Putting numbers on decisions: a simple scenario
- Track A: 80 km/h limit, pit lane ~350 m
- Lane travel: ~15.8 s
- Stationary: ~2.3 s
- Entry/exit compromise: ~2.0–3.0 s
- Typical pit delta: ~20–22 s in green flag conditions
- Result: The undercut is attractive if fresh tires are worth ~1.0 s per lap and warm up fast.
- Track B: 60 km/h limit, similar lane length
- Lane travel: ~21.0 s
- Other components similar
- Typical pit delta: ~25–27 s
- Result: Undercuts get harder to land, overcuts and long stints become more valuable unless a Safety Car slashes the delta.
Four strategic truths to remember
- The pit-lane speed limit is a hidden handbrake on strategy. Lower limits and longer lanes push teams toward fewer stops and reward tire whisperers.
- The limit sets the price of an undercut. If the “buy-in” (pit delta) is cheap, undercuts flourish. If it’s expensive, track position rules.
- Safety Car/VSC flips the math. Because the pit-lane limit doesn’t change while the field slows, these moments are when smart teams win back “free” time.
- Risk management beats bravado. Shaving a few tenths by running the limiter razor-thin isn’t worth a penalty that nukes your race. Teams choose margins like investors choose risk profiles.
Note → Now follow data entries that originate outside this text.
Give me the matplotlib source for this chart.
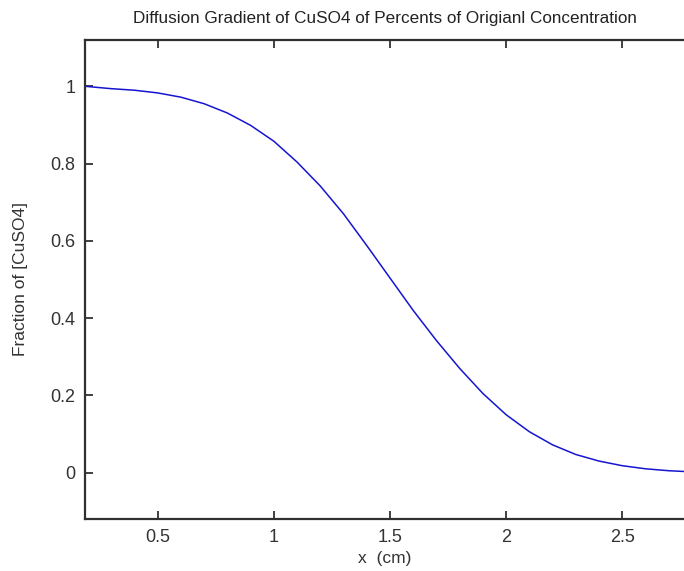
import numpy as np
import matplotlib
matplotlib.use('Agg')
import matplotlib.pyplot as plt

plt.rcParams['font.family'] = ['Liberation Sans', 'DejaVu Sans']

# distance along the tube (cm) and fraction of starting concentration
x_cm = [0.19, 0.3, 0.4, 0.5, 0.6, 0.7, 0.8, 0.9, 1.0, 1.1, 1.2, 1.3, 1.4,
        1.5, 1.6, 1.7, 1.8, 1.9, 2.0, 2.1, 2.2, 2.3, 2.4, 2.5, 2.6, 2.7, 2.8]
frac = [1.0, 0.994, 0.990, 0.983, 0.972, 0.955, 0.931, 0.899, 0.858, 0.804,
        0.742, 0.670, 0.588, 0.504, 0.420, 0.342, 0.270, 0.205, 0.150, 0.106,
        0.072, 0.047, 0.030, 0.018, 0.010, 0.005, 0.002]

xticks = [0.5, 1, 1.5, 2, 2.5]
yticks = [0, 0.2, 0.4, 0.6, 0.8, 1]
ytick_labels = ['0', '0.2', '0.4', '0.6', '0.8', '1']

fig = plt.figure(figsize=(6.84, 5.71), dpi=100)
ax = fig.add_axes([85 / 684, 1 - 519 / 571, 1 - 85 / 684, (519 - 40) / 571])

ax.plot(x_cm, frac, color='#1515d0', lw=1.1)

ax.set_xlim(0.187, 2.766)
ax.set_ylim(-0.12, 1.12)
ax.set_xticks(xticks)
ax.set_xticklabels(['0.5', '1', '1.5', '2', '2.5'])
ax.set_yticks(yticks)
ax.set_yticklabels(ytick_labels)

for s in ['left', 'top', 'bottom']:
    ax.spines[s].set_color('#303030')
    ax.spines[s].set_linewidth(1.6)
ax.spines['right'].set_visible(False)

ax.tick_params(direction='in', length=6, width=1.2, color='#202020',
               labelsize=13, labelcolor='#333333', top=True, pad=7)

ax.set_title('Diffusion Gradient of CuSO4 of Percents of Origianl Concentration',
             fontsize=12.3, color='#222222', pad=12)
ax.set_xlabel('x  (cm)', fontsize=12.5, color='#333333', labelpad=4)
ax.set_ylabel('Fraction of [CuSO4]', fontsize=12.5, color='#333333', labelpad=16)

fig.savefig('out.png', dpi=100, facecolor='white')
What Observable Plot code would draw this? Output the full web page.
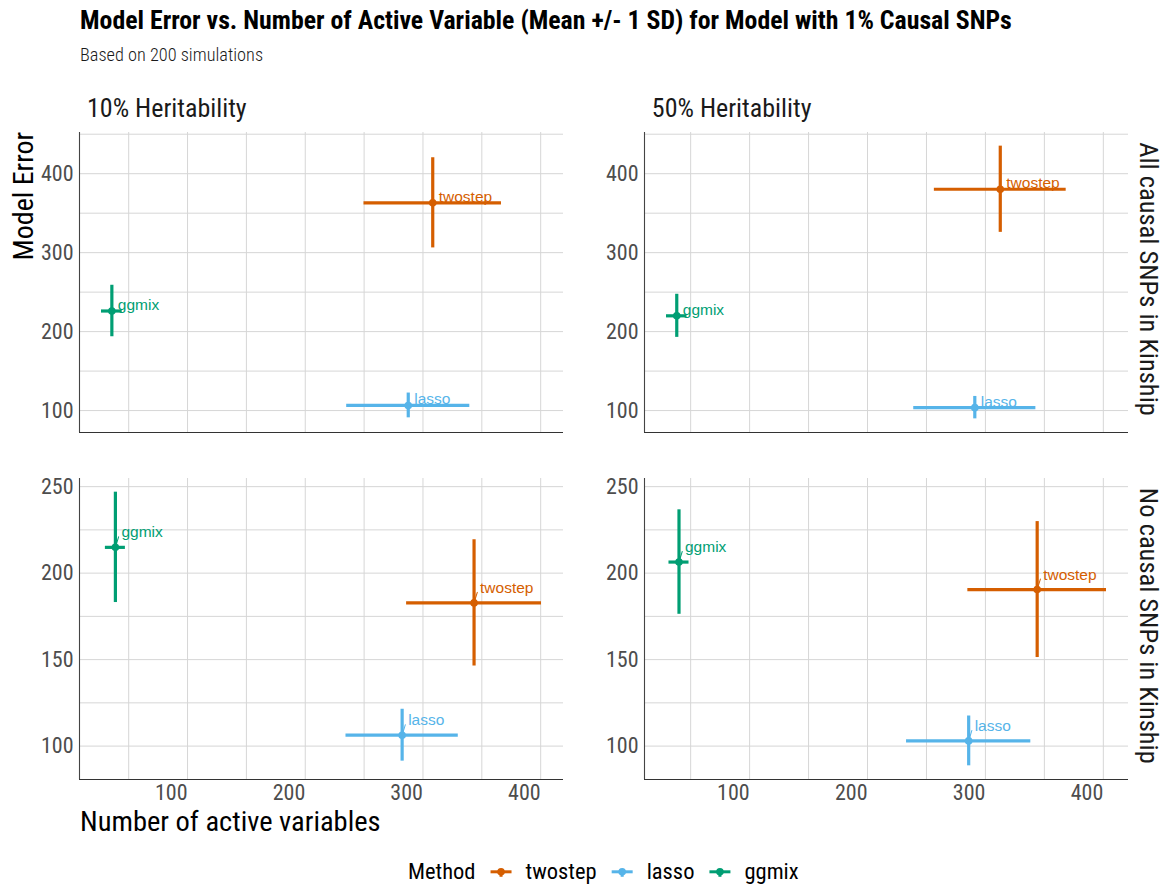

How pit-lane speed affects pit stop strategy, in one breath
It dictates pit loss, which directly informs stint length, the viability of one-stop vs two-stop plans, the potency of undercuts and overcuts, and how aggressively teams pounce on SC/VSC windows. It even shapes pit box desirability and limiter calibration. In short: change the pit-lane speed and you change the whole playbook.
The bottom line
The pit lane is where regulations meet racecraft. That 60 or 80 on the dash isn’t just a safety number—it’s a strategic tax rate. Pay less, and you spend freely on bold moves. Pay more, and you hoard track position like treasure. The best teams treat it like currency, investing stops only when the return—tires, traffic, timing—is right. And the best drivers? They find the line, hit the limiter, and take exactly what the rulebook allows—no more, no less. That’s how you turn a white line into a winning margin.